2. Conflicts in Human‑Annotated Data
Annotation disagreements are pervasive across both subjective tasks (sentiment analysis, hate‑speech detection) and seemingly objective tasks (natural language inference). The survey highlights that majority‑vote labeling can mask high‑disagreement examples, leading models to over‑confidently predict incorrect labels. Moreover, societal biases (race, gender, geography) embedded in annotations propagate unfair behavior in downstream models. Mitigation strategies discussed include multi‑label learning, modeling annotator uncertainty, fairness‑aware loss functions, and improving annotation guidelines to capture the nuance of human disagreement.

3. Conflicts in Model Interactions
When models are deployed, two major conflict types emerge: knowledge conflicts (between parametric memory and external context) and hallucinations (factual or contextual).

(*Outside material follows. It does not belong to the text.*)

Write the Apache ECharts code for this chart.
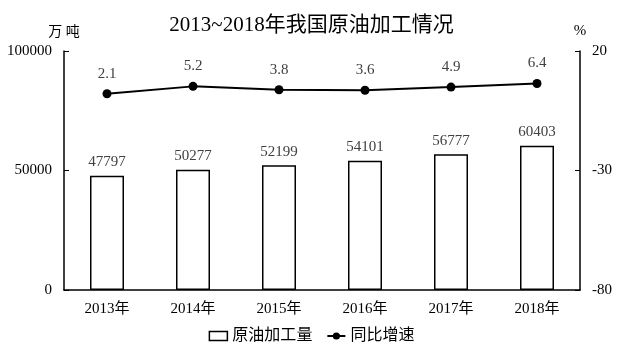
<!DOCTYPE html>
<html>
<head>
<meta charset="utf-8">
<script src="https://cdn.jsdelivr.net/npm/echarts@6/dist/echarts.min.js"></script>
<style>
    html, body { margin: 0; padding: 0; background: #fff; }
    #main { width: 623px; height: 351px; }
</style>
</head>
<body>
<div id="main"></div>
<script>
var years = ['2013年', '2014年', '2015年', '2016年', '2017年', '2018年'];
var output = [47797, 50277, 52199, 54101, 56777, 60403];
var growth = [2.1, 5.2, 3.8, 3.6, 4.9, 6.4];

var serif = '"Liberation Serif", "Times New Roman", "Noto Sans CJK SC", serif';
var myChart = echarts.init(document.getElementById('main'));
var option = {
    backgroundColor: '#fff',
    animation: false,
    textStyle: { fontFamily: serif },
    title: {
        text: '2013~2018年我国原油加工情况',
        left: 'center',
        top: 10,
        textStyle: { fontFamily: serif, fontSize: 21, fontWeight: 'normal', color: '#000' }
    },
    legend: {
        bottom: 2,
        left: 'center',
        itemGap: 14,
        textStyle: { fontFamily: serif, fontSize: 16, color: '#000' },
        data: [
            { name: '原油加工量', icon: 'rect', itemStyle: { color: '#fff', borderColor: '#000', borderWidth: 1.5 } },
            { name: '同比增速' }
        ],
        itemWidth: 18,
        itemHeight: 9
    },
    grid: { left: 64, right: 43, top: 51, bottom: 61 },
    xAxis: {
        type: 'category',
        data: years,
        axisLine: { lineStyle: { color: '#000', width: 1.5 } },
        axisTick: { inside: true, length: 5, lineStyle: { color: '#000' } },
        axisLabel: { color: '#000', fontSize: 15, fontFamily: serif, margin: 12 }
    },
    yAxis: [
        {
            type: 'value',
            name: '万 吨',
            nameLocation: 'end',
            nameGap: 12,
            nameTextStyle: { color: '#000', fontSize: 14, fontFamily: serif, align: 'center' },
            min: 0, max: 100000, interval: 50000,
            axisLine: { show: true, lineStyle: { color: '#000', width: 1.5 } },
            axisTick: { show: true, inside: true, length: 5, lineStyle: { color: '#000' } },
            axisLabel: {
                color: '#000', fontSize: 15, fontFamily: serif, margin: 12,
                formatter: function (v) { return String(v); }
            },
            splitLine: { show: false }
        },
        {
            type: 'value',
            name: '%',
            nameLocation: 'end',
            nameGap: 12,
            nameTextStyle: { color: '#000', fontSize: 15, fontFamily: serif, align: 'center' },
            min: -80, max: 20, interval: 50,
            axisLine: { show: true, lineStyle: { color: '#000', width: 1.5 } },
            axisTick: { show: true, inside: true, length: 5, lineStyle: { color: '#000' } },
            axisLabel: { color: '#000', fontSize: 15, fontFamily: serif, margin: 12 },
            splitLine: { show: false }
        }
    ],
    series: [
        {
            name: '原油加工量',
            type: 'bar',
            data: output,
            barWidth: 34,
            itemStyle: { color: '#fff', borderColor: '#000', borderWidth: 1.5 },
            label: { show: true, position: 'top', distance: 6, color: '#404040', fontSize: 15, fontFamily: serif }
        },
        {
            name: '同比增速',
            type: 'line',
            yAxisIndex: 1,
            data: growth,
            symbol: 'circle',
            symbolSize: 9,
            lineStyle: { color: '#000', width: 2 },
            itemStyle: { color: '#000' },
            label: { show: true, position: 'top', distance: 8, color: '#404040', fontSize: 15, fontFamily: serif }
        }
    ]
};
myChart.setOption(option);
</script>
</body>
</html>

Studies such as Longpre et al. (2021) demonstrate that LLMs often rely on memorized facts even when contradictory evidence is presented, leading to confirmation bias. Hallucinations degrade the performance of retrieval‑augmented generation (RAG) pipelines and can produce misinformation. The authors summarize countermeasures like separating parametric and contextual knowledge, retrieval‑augmentation, hallucination detection classifiers, and knowledge‑graph verification.

Taxonomy and Methodology
Figure 2 in the paper presents a taxonomy that maps each conflict type to its origins, implications, and mitigation techniques. The authors describe a systematic literature‑crawling method (seed papers, citation chaining, targeted database searches) to ensure coverage. Tables 1‑3 compile datasets, model architectures, and evaluation metrics for each conflict category.

Implications
Ignoring conflicts leads to degraded model accuracy, over‑confidence, cultural bias, and reduced user trust. For example, factual conflicts can cause a QA system to return contradictory answers, while opinion conflicts can result in biased summarization. Annotation conflicts can embed systemic inequities, and model‑interaction conflicts can generate harmful misinformation.

Future Directions
The survey outlines several research avenues: (a) automatic detection and quantification of conflicts across corpora; (b) conflict‑aware training objectives that explicitly model uncertainty and disagreement; (c) multi‑objective optimization balancing factual correctness, perspective diversity, and fairness; (d) human‑in‑the‑loop mechanisms where users can flag or resolve conflicts; and (e) expanding evaluation to multilingual and culturally diverse settings to mitigate Western‑centric bias.

In summary, the paper unifies disparate strands of conflict‑related research under a single framework, providing a valuable roadmap for building conflict‑aware NLP systems that can reason about, reconcile, and ultimately reduce the adverse effects of contradictory information in data, annotations, and model behavior.